Il manque toujours près de 24 millions de dollars pour financer le sauvetage d’un pétrolier abandonné au large du Yémen en guerre, a regretté jeudi l’ONU, qui espère malgré tout commencer d’ici fin mai l’opération destinée à empêcher une marée noire en mer Rouge.
« Il est urgent que cet écart soit comblé pour mener l’opération avec succès », a déclaré à la presse Farhan Haq, porte-parole adjoint du secrétaire général de l’ONU à l’issue d’une conférence des donateurs virtuelle organisée par le Royaume-Uni et les Pays-Bas.
En mars, l’ONU avait annoncé avoir acheté un immense navire-citerne pour pouvoir transvaser l’équivalent d’un peu plus d’un million de barils de pétrole brut du FSO Safer ancré au large du port stratégique de Hodeida (ouest du Yémen), qui risque à tout moment de se briser, d’exploser ou de prendre feu, selon des experts. Le supertanker Nautica est actuellement en route vers la région.
Malgré les fonds insuffisants, « nous pensons toujours que l’opération sur l’eau pourra commencer avant la fin du mois », a indiqué Farhan Haq à l’AFP, précisant que l’ONU avait des « mécanismes internes de financement » permettant d’attendre des dons supplémentaires. L’opération inédite pour l’ONU, dont le coût a explosé, est chiffrée au total à 148 millions de dollars: 129 millions pour le sauvetage, plus 19 millions pour la deuxième phase qui inclut notamment le remorquage du Safer une fois vidé et la sécurisation du Nautica.
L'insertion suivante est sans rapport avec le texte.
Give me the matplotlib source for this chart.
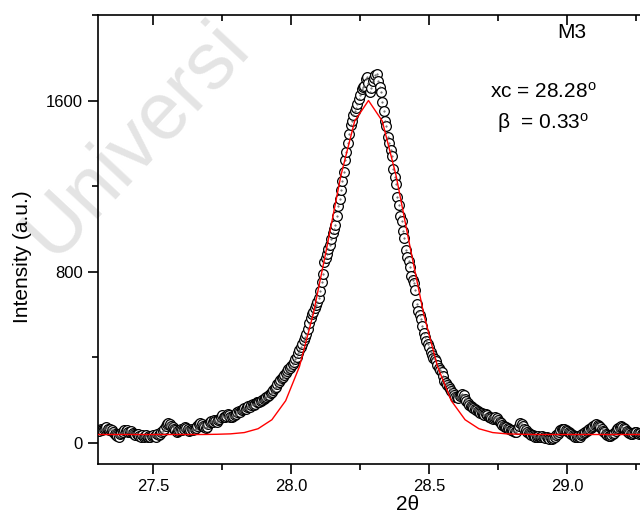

Avec 5,6 millions supplémentaires annoncés jeudi, le total des dons se monte désormais à 105,2 millions, il manque donc encore 23,8 millions pour la phase de sauvetage. « La justification pour agir est claire: 20 millions de dollars maintenant pourrait épargner 20 milliards de coûts potentiels plus tard », a commenté dans un communiqué Achim Steiner, patron du Programme des Nations unies pour le Développement (PNUD), à la manoeuvre dans ce dossier, soulignant également les justifications « morales » pour épargner les populations de la région.
Construit en 1976, le FSO Safer, qui sert de terminal flottant de stockage et de déchargement, n’a pas été entretenu depuis 2015 alors que le Yémen est plongé dans l’une des pires crises humanitaires au monde en raison de la guerre qui oppose le pouvoir aux rebelles Houthis. Selon l’ONU, le Safer contient quatre fois la quantité de pétrole de l’Exxon Valdez, le pétrolier qui a provoqué en 1989 l’une des plus grandes catastrophes environnementales de l’histoire des Etats-Unis.
En cas de marée noire, l’ONU estime à 20 milliards de dollars le coût du seul nettoyage et met en avant les potentielles conséquences environnementales, économiques et humanitaires catastrophiques. Ainsi, 1,7 million de personnes au Yémen dépendent de l’industrie de la pêche qui serait dévastée et plusieurs ports acheminant de la nourriture à la population pourraient devoir fermer. « Nous sommes sur le point de pouvoir répondre à la menace du Safer (…) Mais nous ne pourrons pousser un soupir de soulagement que quand le travail sera fait », a souligné David Gressly, coordinateur de l’ONU pour le Yémen.